Japan's Jera plans 42% cut in long-term LNG contracts by 2030

(Reuters) Japan's Jera Co., the world's biggest importer of LNG, is planning to cut the amount of gas it buys under long-term contracts 42% by 2030 from current levels, the company's president told Reuters.

The company now buys 34.5 MMtpy of LNG under contracts for 10 years or longer. By 2030, that will drop to about 20 MMtpy, President Yuji Kakimi said.

Jera will take this step to prepare for the liberalization of the Japanese electric market that has clouded the outlook for LNG purchases by the country's utilities, said Kakimi. Future LNG consumption may also be limited by nuclear power plant restarts and the installation of renewable generation such as solar power.

The company's cuts in long-term purchase puts question marks over planned large-scale, multi-billion dollar LNG production projects, which rely on long-term contracts to gain financing.

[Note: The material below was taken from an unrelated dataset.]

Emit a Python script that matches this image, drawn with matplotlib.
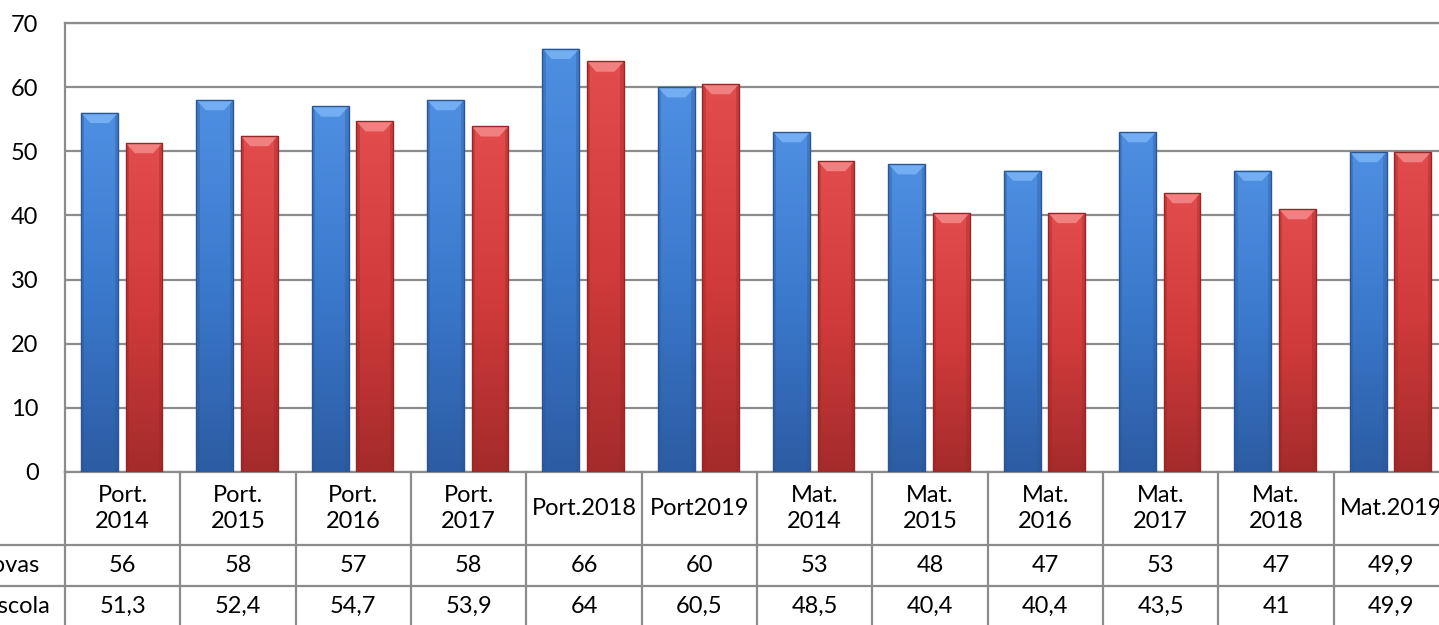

Asian LNG markets are also suffering through a 72% slump in prices since February 2014.

Jera, a joint venture between Tokyo Electric Power and Chubu Electric Power, takes in 40 MMtpy of LNG.

The company's long-term contracts start expiring in 2018 and more than 10 MMtpy will conclude by the early 2020s. Kakimi said the company has no plan to sign new pacts for the foreseeable future.

To offset the decline as the long-term contracts expire, Jera will sign long-term agreements for about 5 MMtpy of LNG to stay at the 20 MMtpy level, he said.

Japan's retail electricity reform that started in April, which ended regional monopolies, has thrown future power sales into doubt and forces utilities to reduce long-term contracts to cover the minimum essential requirements, he said.

"The power generators cannot have fuel for 20 years without having long-term power sales contracts," he said. "The long-term portion will decline rapidly with the progress of liberalization like in Europe."

Japan, the world's biggest LNG buyer, will see imports decline to 62 M tons in 2030, from a record 88.5 M tons in 2014 because of a shift to nuclear power as plants restart and more renewable energy is added to the grid, the country's government has forecast.

Jera, which buys about half of Japan's LNG imports, sees its annual LNG trading volume, or the amount it consumes plus resale cargoes, in 2030 to be closer to the low end of its projected 30 to 40 MMtpy range, Kakimi said.

He said that Jera would be burning about 28 MMtpy of LNG a year by 2030, based on the government projections of 62 M tons of imports.

Jera's trading volumes would rise toward 40 MMtpy if its joint venture companies' nuclear plants did not resume operations as projected, he said.

At 40 MMtpy of trading volumes, long-term contracts would remain unchanged at about 20 MMtpy, with medium- and short-term contracts at 10 MMtpy, and the remaining 10 MMtpy as spot volumes, he said.

"There is an absolute amount of electricity that we would like to produce using LNG and 20 M tons is the essential volumes that we are sure of," he said.